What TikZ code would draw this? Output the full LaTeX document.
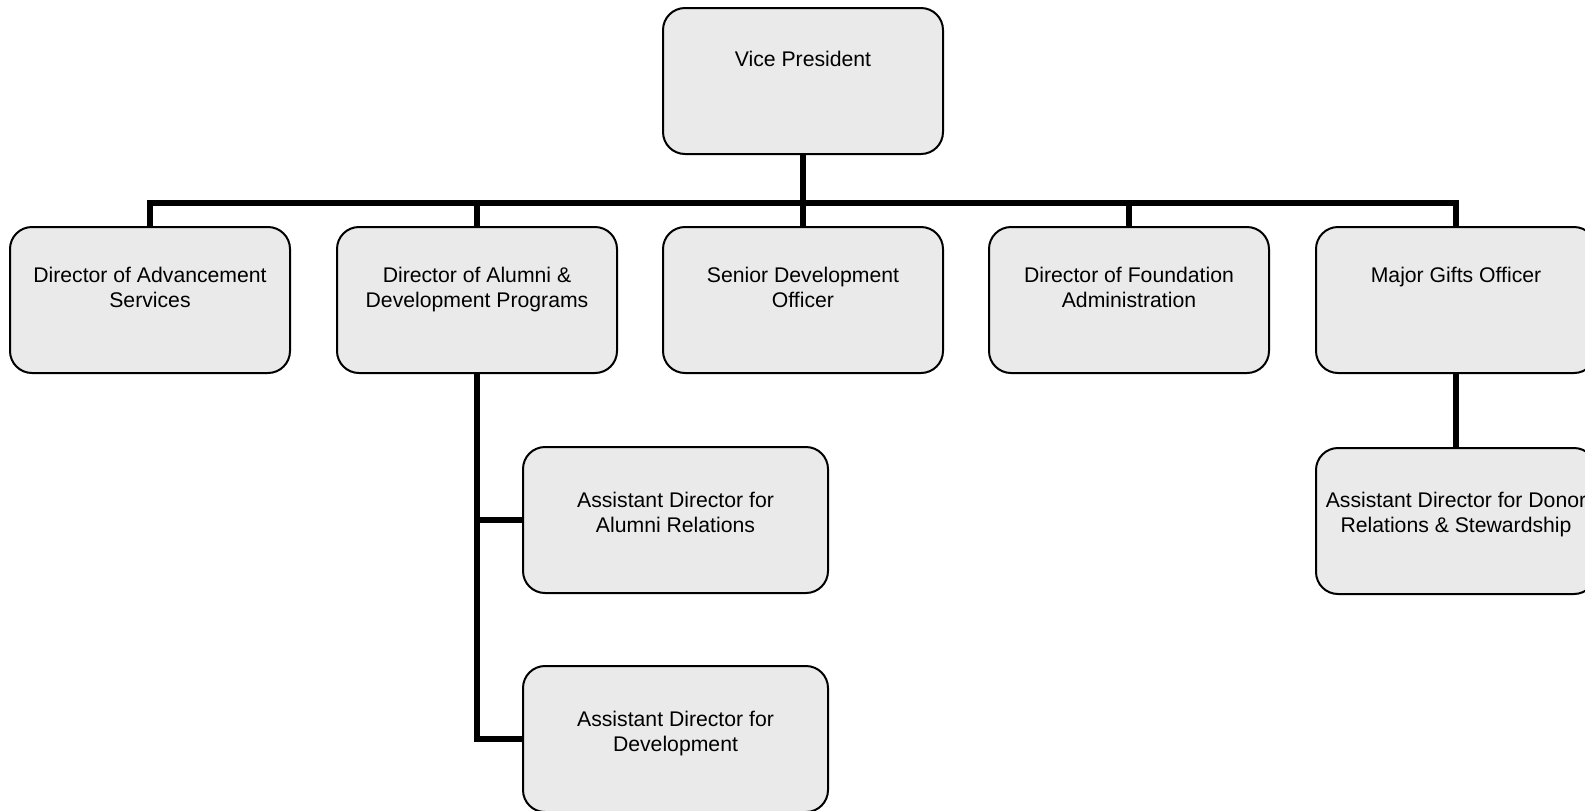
\documentclass[tikz,border=0pt]{standalone}
\usepackage{fontspec}
\setmainfont{Liberation Sans}
\definecolor{boxfill}{HTML}{EAEAEA}
\newcommand{\posttext}[2][20pt]{\parbox[c][73pt][t]{136pt}{\centering\vspace*{#1}#2}}

\begin{document}
\begin{tikzpicture}[x = 0.5pt, y = -0.5pt,
	post/.style = {draw, line width = 1pt, fill = boxfill, rounded corners = 11pt, minimum width = 140pt, minimum height = 73pt, inner sep = 0pt, font = \fontsize{10.6}{12.5}\selectfont},
	wide/.style = {post, minimum width = 152.5pt},
	link/.style = {line width = 3pt}]

	\useasboundingbox (0, 0) rectangle (1585, 810);

	% Top

	\node [post] (vp) at (803, 81) {\posttext[21.5pt]{Vice President}};

	% Directors

	\node [post] (das) at (150, 300) {\posttext{Director of Advancement\\ Services}};
	\node [post] (dap) at (477, 300) {\posttext{Director of Alumni \&\\ Development Programs}};
	\node [post] (sdo) at (803, 300) {\posttext{Senior Development\\ Officer}};
	\node [post] (dfa) at (1129, 300) {\posttext{Director of Foundation\\ Administration}};
	\node [post] (mgo) at (1456, 300) {\posttext{Major Gifts Officer}};

	% Assistants

	\node [wide] (aar) at (675.5, 520) {\posttext[22.5pt]{Assistant Director for\\ Alumni Relations}};
	\node [wide] (aad) at (675.5, 739) {\posttext[22.5pt]{Assistant Director for\\ Development}};
	\node [post] (adr) at (1456, 521) {\posttext[22pt]{Assistant Director for Donor\\ Relations \& Stewardship}};

	% Lines

	\coordinate (bus) at (803, 203);
	\draw [link] (das.north) |- (bus) -| (mgo.north);
	\draw [link] (vp.south) -- (sdo.north);
	\draw [link] (dap.north) -- (dap.north |- bus);
	\draw [link] (dfa.north) -- (dfa.north |- bus);
	\draw [link] (dap.south) |- (aar.west);
	\draw [link] (dap.south) |- (aad.west);
	\draw [link] (mgo.south) -- (adr.north);

\end{tikzpicture}
\end{document}
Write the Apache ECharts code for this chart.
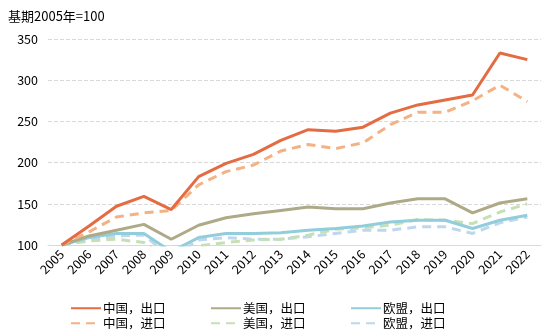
<!DOCTYPE html>
<html><head><meta charset="utf-8">
<script src="https://cdn.jsdelivr.net/npm/echarts@6/dist/echarts.min.js"></script>
<style>html,body{margin:0;padding:0;background:#fff}#c{width:553px;height:332px}</style>
</head><body><div id="c"></div>
<script>
const years = ['2005','2006','2007','2008','2009','2010','2011','2012','2013','2014','2015','2016','2017','2018','2019','2020','2021','2022'];
const chinaExport = [100,123,147,159,143,183,199,210,227,240,238,243,260,270,276,282,333,325];
const chinaImport = [100,116,134,139,142,173,189,197,214,222,217,224,246,261,261,275,294,274];
const usExport    = [100,111,118,125,107,124,133,138,142,146,144,144,151,156,156,139,151,156];
const usImport    = [100,105,107,103,80,99,103,106,107,112,119,121,124,131,130,126,140,150];
const euExport    = [100,109,114,114,92,109,114,114,115,118,120,123,128,130,130,120,130,136];
const euImport    = [100,106,111,112,85,106,109,107,107,110,114,118,118,122,122,114,127,134];
const seriesNames = ['中国，出口','美国，出口','欧盟，出口','中国，进口','美国，进口','欧盟，进口'];
const yTicks = {min:100, max:350, interval:50};

const font = '"Microsoft YaHei","Noto Sans CJK SC","DejaVu Sans",sans-serif';
function mk(name, data, color, dashed){
  return {name, type:'line', data, symbol:'none', smooth:false,
    lineStyle:{color, width:3, type: dashed ? [9,6] : 'solid', cap:'butt'},
    itemStyle:{color}, clip:true};
}
const legendLefts = [70, 210, 350];
const legendTops = [302, 317];
const legends = seriesNames.map((n, i) => ({
  data:[n], left: legendLefts[i % 3], top: legendTops[Math.floor(i / 3)],
  itemWidth:30, itemHeight:10, itemGap:0, padding:0, selectedMode:false,
  itemStyle:{opacity:0},
  textStyle:{fontSize:12.5, color:'#000', fontFamily:font, padding:[0,0,0,-3]}
}));
const chart = echarts.init(document.getElementById('c'));
chart.setOption({
  animation:false,
  textStyle:{fontFamily:font},
  title:{text:'基期2005年=100', left:3, top:5, textStyle:{fontSize:13, fontWeight:'normal', color:'#000', fontFamily:font}},
  grid:{left:48, right:12, top:39, bottom:87},
  xAxis:{type:'category', data:years, boundaryGap:true,
    axisLine:{lineStyle:{color:'#d9d9d9', width:1}}, axisTick:{show:false},
    axisLabel:{rotate:45, fontSize:12.5, color:'#000', margin:7, interval:0, fontFamily:font}},
  yAxis:{type:'value', min:yTicks.min, max:yTicks.max, interval:yTicks.interval,
    axisLine:{show:false}, axisTick:{show:false},
    axisLabel:{fontSize:12.5, color:'#000', margin:10, fontFamily:font},
    splitLine:{lineStyle:{color:'#d9d9d9', type:[4,2]}}},
  legend: legends,
  series:[
    mk(seriesNames[5], euImport, '#BDD7EE', true),
    mk(seriesNames[4], usImport, '#C5E0B4', true),
    mk(seriesNames[2], euExport, '#92CDDC', false),
    mk(seriesNames[1], usExport, '#AEAA88', false),
    mk(seriesNames[3], chinaImport, '#F4B183', true),
    mk(seriesNames[0], chinaExport, '#E46C43', false)
  ]
});
</script></body></html>
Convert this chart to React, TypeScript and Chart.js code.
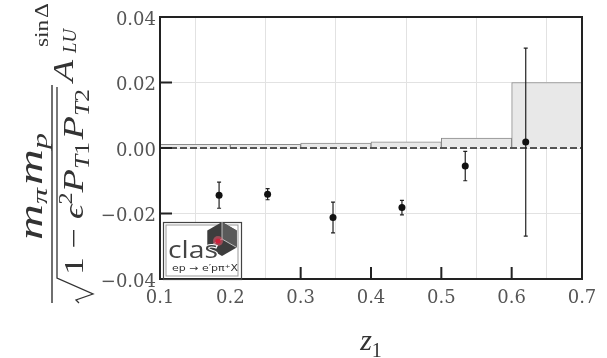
import React, { useEffect, useRef } from 'react';
import { Chart, registerables } from 'chart.js';

Chart.register(...registerables);

// ---- data ----
const binCenters = [0.15, 0.25, 0.35, 0.45, 0.55, 0.65];
const systematics = [0.0011, 0.0011, 0.0015, 0.0019, 0.003, 0.02];
const zValues = [0.184, 0.253, 0.346, 0.444, 0.534, 0.62];
const asymValues = [-0.0144, -0.0141, -0.0212, -0.0182, -0.0055, 0.0018];
const statErrors = [0.004, 0.0017, 0.0047, 0.0022, 0.0045, 0.0287];
const innerXTicks = [0.2, 0.3, 0.4, 0.5, 0.6];
const innerYTicks = [-0.02, 0, 0.02];

const SERIF = '"DejaVu Serif", serif';
const MATH = '"Liberation Serif", serif';

type Run = { t: string; size: number; italic?: boolean; dy?: number; family?: string };

function runFont(r: Run) {
  return `${r.italic ? 'italic ' : ''}${r.size}px ${r.family || MATH}`;
}

function drawRuns(ctx: CanvasRenderingContext2D, runs: Run[], x: number, baseline: number, target: number) {
  let w = 0;
  for (const r of runs) {
    ctx.font = runFont(r);
    w += ctx.measureText(r.t).width;
  }
  const s = target / w;
  ctx.save();
  ctx.translate(x, baseline);
  ctx.scale(s, 1);
  let cx = 0;
  for (const r of runs) {
    ctx.font = runFont(r);
    ctx.fillText(r.t, cx, r.dy || 0);
    cx += ctx.measureText(r.t).width;
  }
  ctx.restore();
}

const decorPlugin = {
  id: 'decor',
  beforeDatasetDraw(chart: any, args: any) {
    if (args.index !== 0) return;
    const ctx: CanvasRenderingContext2D = chart.ctx;
    const xs = chart.scales.x;
    const ys = chart.scales.y;
    const area = chart.chartArea;
    ctx.save();
    // dashed zero line
    ctx.strokeStyle = '#222';
    ctx.lineWidth = 1.5;
    ctx.setLineDash([7, 3]);
    ctx.beginPath();
    const y0 = ys.getPixelForValue(0);
    ctx.moveTo(area.left, y0);
    ctx.lineTo(area.right, y0);
    ctx.stroke();
    ctx.setLineDash([]);
    // error bars
    ctx.strokeStyle = '#222';
    ctx.lineWidth = 1.2;
    for (let i = 0; i < zValues.length; i++) {
      const px = xs.getPixelForValue(zValues[i]);
      const top = ys.getPixelForValue(asymValues[i] + statErrors[i]);
      const bot = ys.getPixelForValue(asymValues[i] - statErrors[i]);
      ctx.beginPath();
      ctx.moveTo(px, top);
      ctx.lineTo(px, bot);
      ctx.moveTo(px - 2, top);
      ctx.lineTo(px + 2, top);
      ctx.moveTo(px - 2, bot);
      ctx.lineTo(px + 2, bot);
      ctx.stroke();
    }
    ctx.restore();
  },
  afterDraw(chart: any) {
    const ctx: CanvasRenderingContext2D = chart.ctx;
    const xs = chart.scales.x;
    const ys = chart.scales.y;
    const area = chart.chartArea;
    ctx.save();
    // inner ticks
    ctx.strokeStyle = '#222';
    ctx.lineWidth = 2;
    ctx.beginPath();
    for (const v of innerYTicks) {
      const py = ys.getPixelForValue(v);
      ctx.moveTo(area.left, py);
      ctx.lineTo(area.left + 12, py);
    }
    for (const v of innerXTicks) {
      const px = xs.getPixelForValue(v);
      ctx.moveTo(px, area.bottom);
      ctx.lineTo(px, area.bottom - 12);
    }
    ctx.stroke();
    // frame
    ctx.lineWidth = 2;
    ctx.strokeRect(area.left, area.top, area.right - area.left, area.bottom - area.top);

    // logo
    const L = area.left + 3;
    const B = area.bottom;
    const T = B - 57;
    ctx.fillStyle = '#fff';
    ctx.fillRect(L, T, 78, 56);
    ctx.strokeStyle = '#444';
    ctx.lineWidth = 1.2;
    ctx.strokeRect(L + 0.5, T + 0.5, 78, 57);
    ctx.strokeStyle = '#999';
    ctx.lineWidth = 1;
    ctx.strokeRect(L + 3, T + 3, 72, 51);
    // hexagon
    const hx = L + 59;
    const hy = T + 17;
    const hr = 17;
    const pts: [number, number][] = [];
    for (let k = 0; k < 6; k++) {
      const a = (-90 + 60 * k) * Math.PI / 180;
      pts.push([hx + hr * Math.cos(a), hy + hr * Math.sin(a)]);
    }
    ctx.fillStyle = '#3d3d3d';
    ctx.beginPath();
    pts.forEach((p, k) => (k ? ctx.lineTo(p[0], p[1]) : ctx.moveTo(p[0], p[1])));
    ctx.closePath();
    ctx.fill();
    ctx.fillStyle = '#5a5a5a';
    ctx.beginPath();
    ctx.moveTo(hx, hy);
    ctx.lineTo(pts[0][0], pts[0][1]);
    ctx.lineTo(pts[1][0], pts[1][1]);
    ctx.lineTo(pts[2][0], pts[2][1]);
    ctx.closePath();
    ctx.fill();
    ctx.strokeStyle = '#ddd';
    ctx.lineWidth = 0.8;
    ctx.beginPath();
    [0, 2, 4].forEach((k) => {
      ctx.moveTo(hx, hy);
      ctx.lineTo(pts[k][0], pts[k][1]);
    });
    ctx.stroke();
    ctx.fillStyle = 'rgba(235,90,110,0.55)';
    ctx.beginPath();
    ctx.arc(hx - 4, hy + 2, 5, 0, Math.PI * 2);
    ctx.fill();
    ctx.fillStyle = '#d0203a';
    ctx.beginPath();
    ctx.arc(hx - 4, hy + 2, 2.6, 0, Math.PI * 2);
    ctx.fill();
    // clas text
    ctx.textAlign = 'left';
    ctx.textBaseline = 'alphabetic';
    ctx.fillStyle = '#444';
    ctx.strokeStyle = '#fff';
    ctx.lineWidth = 2;
    ctx.font = '23px "Open Sans", sans-serif';
    {
      const tw = ctx.measureText('clas').width;
      ctx.save();
      ctx.translate(L + 5, T + 36);
      ctx.scale(50 / tw, 1);
      ctx.strokeText('clas', 0, 0);
      ctx.fillText('clas', 0, 0);
      ctx.restore();
    }
    ctx.fillStyle = '#333';
    drawRuns(ctx, [{ t: 'ep → e′pπ⁺X', size: 9, family: '"DejaVu Sans", sans-serif' }], L + 9, T + 49, 66);

    // x-axis title
    ctx.fillStyle = '#333';
    const cxm = (area.left + area.right) / 2;
    ctx.font = `italic 30px ${MATH}`;
    const zw = ctx.measureText('z').width;
    ctx.font = `20px ${MATH}`;
    const ow = ctx.measureText('1').width;
    const startX = cxm - (zw + ow) / 2;
    ctx.font = `italic 30px ${MATH}`;
    ctx.fillText('z', startX, area.bottom + 71);
    ctx.font = `20px ${MATH}`;
    ctx.fillText('1', startX + zw, area.bottom + 78);

    // y-axis title (rotated fraction)
    ctx.save();
    ctx.translate(area.left - 108, area.bottom + 24);
    ctx.rotate(-Math.PI / 2);
    ctx.fillStyle = '#333';
    ctx.strokeStyle = '#333';
    ctx.fillRect(0, -0.7, 218, 1.4);
    // numerator
    drawRuns(ctx, [
      { t: 'm', size: 34, italic: true },
      { t: 'π', size: 22, italic: true, dy: 5 },
      { t: ' ', size: 8 },
      { t: 'm', size: 34, italic: true },
      { t: 'p', size: 22, italic: true, dy: 5 },
    ], 63, -10, 107);
    // radical
    ctx.lineWidth = 1.3;
    ctx.beginPath();
    ctx.moveTo(0, 27);
    ctx.lineTo(3, 24);
    ctx.lineTo(9, 41);
    ctx.lineTo(25, 5);
    ctx.lineTo(216, 5);
    ctx.stroke();
    // denominator
    drawRuns(ctx, [
      { t: '1', size: 28 },
      { t: ' − ', size: 28 },
      { t: 'ϵ', size: 28, italic: true },
      { t: '2', size: 19, dy: -11 },
      { t: 'P', size: 30, italic: true },
      { t: 'T', size: 20, italic: true, dy: 6 },
      { t: '1', size: 20, dy: 6 },
      { t: ' ', size: 8 },
      { t: 'P', size: 30, italic: true },
      { t: 'T', size: 20, italic: true, dy: 6 },
      { t: '2', size: 20, dy: 6 },
    ], 28, 31, 186);
    // A_LU^{sin Δ}
    drawRuns(ctx, [{ t: 'A', size: 29, italic: true }], 221, 21, 22);
    drawRuns(ctx, [{ t: 'LU', size: 19, italic: true }], 250, 24, 24);
    drawRuns(ctx, [{ t: 'sin', size: 19 }, { t: ' ', size: 6 }, { t: 'Δ', size: 19 }], 256, -4, 44);
    ctx.restore();

    ctx.restore();
  },
};

function fmtY(v: number) {
  if (Math.abs(v) < 1e-9) return '0.00';
  const s = Math.abs(v).toFixed(2);
  return v < 0 ? '\u2212' + s : s;
}

export default function App() {
  const ref = useRef<HTMLCanvasElement | null>(null);
  useEffect(() => {
    if (!ref.current) return;
    const chart = new Chart(ref.current, {
      type: 'scatter',
      data: {
        datasets: [
          {
            type: 'scatter',
            data: zValues.map((z, i) => ({ x: z, y: asymValues[i] })),
            pointRadius: 3.5,
            pointBackgroundColor: '#111',
            pointBorderWidth: 0,
            backgroundColor: '#111',
          } as any,
          {
            type: 'bar',
            data: binCenters.map((c, i) => ({ x: c, y: systematics[i] })),
            backgroundColor: '#e8e8e8',
            borderColor: '#8a8a8a',
            borderWidth: 1,
            barPercentage: 1,
            categoryPercentage: 1,
            grouped: false,
          } as any,
        ],
      },
      options: {
        responsive: false,
        animation: false,
        events: [],
        layout: { padding: { top: 17, right: 25, left: 0, bottom: 0 } },
        plugins: { legend: { display: false }, tooltip: { enabled: false } },
        scales: {
          x: {
            type: 'linear',
            min: 0.1,
            max: 0.7,
            offset: false,
            grid: { color: '#e2e2e2', lineWidth: 1, drawTicks: false },
            border: { display: false },
            ticks: {
              stepSize: 0.1,
              padding: 9,
              color: '#555',
              font: { family: SERIF, size: 18 },
              callback: (v: any) => Number(v).toFixed(1),
            },
            afterFit: (s: any) => { s.height = 79; },
          },
          y: {
            type: 'linear',
            min: -0.04,
            max: 0.04,
            grid: { color: '#e2e2e2', lineWidth: 1, drawTicks: false },
            border: { display: false },
            ticks: {
              stepSize: 0.02,
              padding: 4,
              labelOffset: 3,
              color: '#555',
              font: { family: SERIF, size: 18 },
              callback: (v: any) => fmtY(Number(v)),
            },
            afterFit: (s: any) => { s.width = 160; },
          },
        },
      } as any,
      plugins: [decorPlugin],
    });
    return () => chart.destroy();
  }, []);
  return (
    <div style={{ position: 'absolute', left: 0, top: 0, width: 607, height: 358, background: '#fff' }}>
      <canvas ref={ref} width={607} height={358} />
    </div>
  );
}
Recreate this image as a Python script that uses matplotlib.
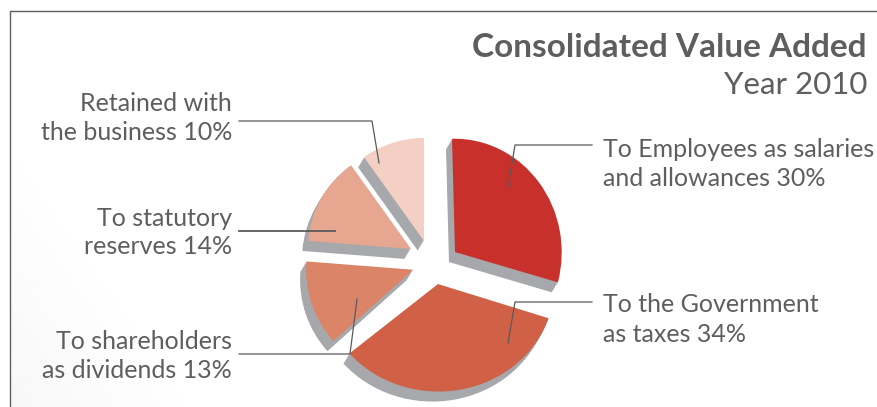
import matplotlib
matplotlib.use("Agg")
import matplotlib.pyplot as plt
from matplotlib.transforms import Affine2D
import numpy as np

shares = [30, 34, 13, 14, 10]
title = "Consolidated Value Added"
subtitle = "Year 2010"
label_right = [["To Employees as salaries", "and allowances 30%"],
               ["To the Government", "as taxes 34%"]]
label_left = [["To shareholders", "as dividends 13%"],
              ["To statutory", "reserves 14%"],
              ["Retained with", "the business 10%"]]

colors = ["#C8302B", "#D06046", "#DC8468", "#E7A68F", "#F3D0C3"]
shadow = "#A7A8AB"
text_c = "#5E5E60"
explode = [28, 20, 21, 26, 24]
radii = [110, 112, 107, 103, 103]
scale_x = [0.97, 1.04, 1.0, 1.0, 1.0]
scale_y = [1.03, 0.96, 1.0, 1.0, 1.0]
tilt = [1.5, -1.5, 0, 0, 0]
nudge_x = [-0.5, 0.7, 0, 0.7, -1.6]
nudge_y = [-5.7, -1.5, 0, 1.3, -0.8]
H = 407
Y = lambda y: H - y

plt.rcParams["font.family"] = ["Lato", "DejaVu Sans"]
fig = plt.figure(figsize=(8.77, 4.07), dpi=100)
ax = fig.add_axes([0, 0, 1, 1])


def layer(dx, dy, cols, z):
    wedges, _ = ax.pie(shares, colors=cols, startangle=90, counterclock=False,
                       explode=explode, center=(433 + dx, Y(263) + dy),
                       radius=100, frame=True,
                       wedgeprops=dict(linewidth=0, zorder=z))
    for i, w in enumerate(wedges):
        w.set_radius(radii[i])
        w.set_zorder(z)
        cx, cy = w.center
        w.set_transform(Affine2D().translate(-cx, -cy)
                        .scale(scale_x[i], scale_y[i]).rotate_deg(tilt[i])
                        .translate(cx + nudge_x[i], cy + nudge_y[i]) + ax.transData)


for k in range(10, 0, -1):
    layer(-0.6 * k, -1.0 * k, [shadow] * len(shares), 1)
layer(0, 0, colors, 2)

ax.set_xticks([])
ax.set_yticks([])
for s in ax.spines.values():
    s.set_visible(False)

# very faint background shade towards the lower left
gx, gy = np.meshgrid(np.linspace(0, 1, 120), np.linspace(0, 1, 60))
shade = np.clip(1.0 - (gx * 1.6 + gy * 0.9), 0, 1)
ax.imshow(1.0 - 0.03 * shade, extent=(10, 330, Y(407), Y(150)), origin="lower",
          cmap="gray", vmin=0, vmax=1, aspect="auto", zorder=0,
          interpolation="bilinear")
ax.set_aspect("auto")
ax.set_xlim(0, 877)
ax.set_ylim(0, 407)

# frame
ax.plot([10, 10, 877], [Y(407), Y(11), Y(11)], color="#606062", lw=1.0, zorder=3)

# leader lines
lc = "#5A5A5C"
leaders = [([592, 515, 508], [145, 145, 187], 0.9),
           ([592, 515, 508], [302, 302, 343], 0.9),
           ([239, 350, 357], [354, 354, 299], 0.9),
           ([239, 335], [231, 231], 1.3),
           ([239, 372, 379], [121, 121, 163], 0.9)]
for xs, ys, lw in leaders:
    ax.plot(xs, [Y(v) for v in ys], color=lc, lw=lw, zorder=4)

# text
fs = 18.0
ax.text(867, Y(57), title, ha="right", va="baseline", fontsize=24.0,
        fontweight="bold", color=text_c)
ax.text(867, Y(94), subtitle, ha="right", va="baseline", fontsize=22.5,
        fontweight="normal", color=text_c)
for lines, (b1, b2) in zip(label_right, [(157, 186), (312, 342)]):
    ax.text(603, Y(b1), lines[0], ha="left", va="baseline", fontsize=fs, color=text_c)
    ax.text(603, Y(b2), lines[1], ha="left", va="baseline", fontsize=fs, color=text_c)
for lines, (b1, b2) in zip(label_left, [(349, 378), (226, 254), (111, 140)]):
    ax.text(232, Y(b1), lines[0], ha="right", va="baseline", fontsize=fs, color=text_c)
    ax.text(232, Y(b2), lines[1], ha="right", va="baseline", fontsize=fs, color=text_c)

fig.savefig("out.png", dpi=100, facecolor="white")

:: WORK REQUIRED ::
Using the data above, print only the lines starting at the one with "Convert this chart" and ending at the one with "Chart.register(...registerables);", exactly as they stand, minus the pictures.

:: RESULT OF THIS EXERCISE ::
Convert this chart to React, TypeScript and Chart.js code.
import React, { useEffect, useRef } from 'react';
import { Chart, registerables } from 'chart.js';

Chart.register(...registerables);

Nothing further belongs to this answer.